Une fois l’ensemble des documents regroupés, Henri Ancel a porté plainte auprès du procureur de la République de Strasbourg pour faux en écriture et abus de biens sociaux début juillet. De son côté, le commissaire aux comptes de Coop Alsace a fait un signalement auprès du Parquet pour les mêmes faits. Il appartient désormais au procureur de décider des suites à donner à cette affaire.

Extrait d'un document compilant les salaires à Coop Alsace (doc remis)
Extrait d’un document compilant les salaires à Coop Alsace (doc remis)

Force ouvrière gardien de la knack Coop

Parmi les transactions en cause, on trouve celles d’anciens représentants du personnel. Mais pas ceux élus sur les listes Force ouvrière. Ces derniers ont aussi mené leur petite enquête auprès de la direction des ressources humaines de Coop Alsace et constaté que des augmentations généreuses avaient été accordées à une vingtaine de salariés.
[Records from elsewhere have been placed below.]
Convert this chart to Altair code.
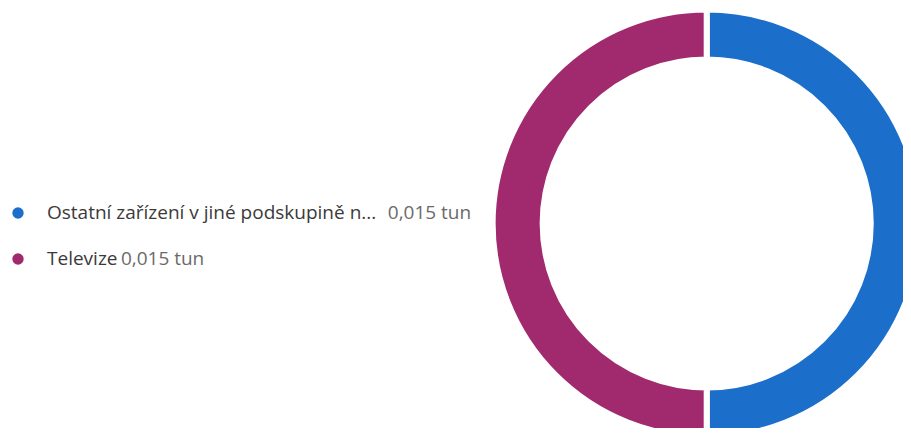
import altair as alt
import pandas as pd

categories = ["Ostatní zařízení v jiné podskupině n...", "Televize"]
values = [0.015, 0.015]
value_labels = ["0,015 tun", "0,015 tun"]
colors = ["#1B6EC9", "#A12A6E"]

df = pd.DataFrame({
    "kategorie": categories,
    "hodnota": values,
    "popis": value_labels,
    "poradi": list(range(len(categories))),
})

color_scale = alt.Scale(domain=categories, range=colors)
y_scale = alt.Scale(domain=[0, 1], range=[205, 251])

base = alt.Chart(df)

donut = base.mark_arc(
    innerRadius=164, outerRadius=214, stroke="white", strokeWidth=6
).encode(
    theta=alt.Theta("hodnota:Q", stack=True),
    order=alt.Order("poradi:Q"),
    color=alt.Color("kategorie:N", scale=color_scale, legend=None),
    x=alt.value(698.7),
    y=alt.value(215.5),
)

dots = base.mark_circle(size=130, opacity=1).encode(
    x=alt.value(10),
    y=alt.Y("poradi:Q", scale=y_scale, axis=None),
    color=alt.Color("kategorie:N", scale=color_scale, legend=None),
)

labels = base.mark_text(
    align="left", baseline="middle", font="Open Sans", fontSize=19, color="#3B3A39"
).encode(
    x=alt.value(39),
    y=alt.Y("poradi:Q", scale=y_scale, axis=None),
    text="kategorie:N",
)

vals = base.transform_calculate(
    vx="44 + length(datum.kategorie) * 8.61"
).mark_text(
    align="left", baseline="middle", font="Open Sans", fontSize=19, color="#6B6A69"
).encode(
    x=alt.X("vx:Q", scale=None, axis=None),
    y=alt.Y("poradi:Q", scale=y_scale, axis=None),
    text="popis:N",
)

chart = alt.layer(donut, dots, labels, vals).properties(
    width=895, height=420, autosize=alt.AutoSizeParams(type="none"), padding=0
).configure_view(stroke=None)

chart.save("out.html", embed_options={"renderer": "svg", "actions": False})
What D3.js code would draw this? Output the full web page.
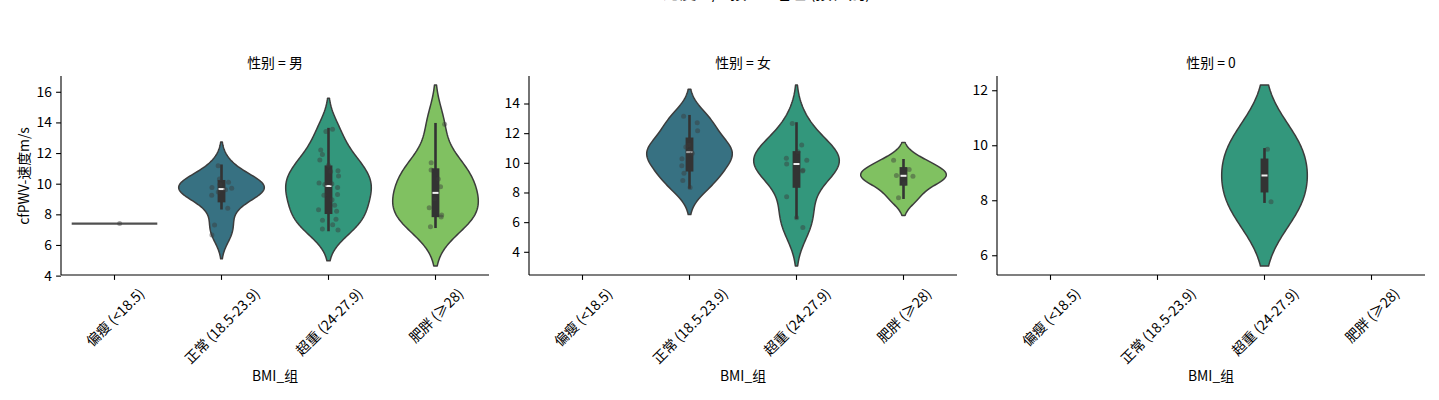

Ils ont détecté que certains cadres avaient vu leurs salaires parfois multipliés par deux, voire plus, alors que l’entreprise connaissait de sérieuses difficultés et que les fonctions de ces salariés n’avaient pas été modifiées substantiellement…

Ainsi un chef d’entrepôt, payé 3 500 € en mai 2012, émarge en avril 2013 à 5 200€, un superviseur passe de 3 800€ à 6 200€, une gestionnaire du personnel, chargée de paies, passe en un an de 1 827€ à 3 600€, etc.

Que cachent ces surprenantes et très sélectives augmentations ? Pour le savoir, Force ouvrière a également porté plainte auprès du procureur de la République pour mise en péril de l’entreprise et abus de biens sociaux en juillet. En outre, Force ouvrière reproche à l’ancienne direction d’avoir systématiquement tenu à l’écart le comité d’entreprise de ces augmentations de salaires. Le syndicat attaque donc avec un troisième motif, le délit d’entrave au comité d’entreprise prévu par le code du travail.

Et le syndicat a un autre grief vis à vis de l’ancienne direction de Coop Alsace. Elle s’est procuré des documents qui prouvent que les recettes de fabrication des produits de la charcuterie Coop, dont les fameuses saucisses campagne ail ronde, le boudin aux châtaignes, etc. ont été transmis à l’industriel Pierre Schmitt, un temps intéressé pour reprendre la boucherie Coop. Il s’agissait du fameux « projet knack ». Mais les négociations ne sont pas allées très loin et Pierre Schmitt s’est vite retiré des négociations… La boucherie Coop devrait être reprise par Copvial.

Mais pour Force ouvrière, avoir transmis des secrets de fabrication à un concurrent, avant même qu’une lettre d’intention ait été signée par l’éventuel acquéreur, est une violation du secret professionnel. Le syndicat a porté plainte pour ce motif également.

Christian Duvillet, ancien président de Coop Alsace et visé par l’ensemble de ces plaintes, n’a pas souhaité apporter de commentaires. Sur les transactions, il précise simplement que plus de 700 ont été négociées.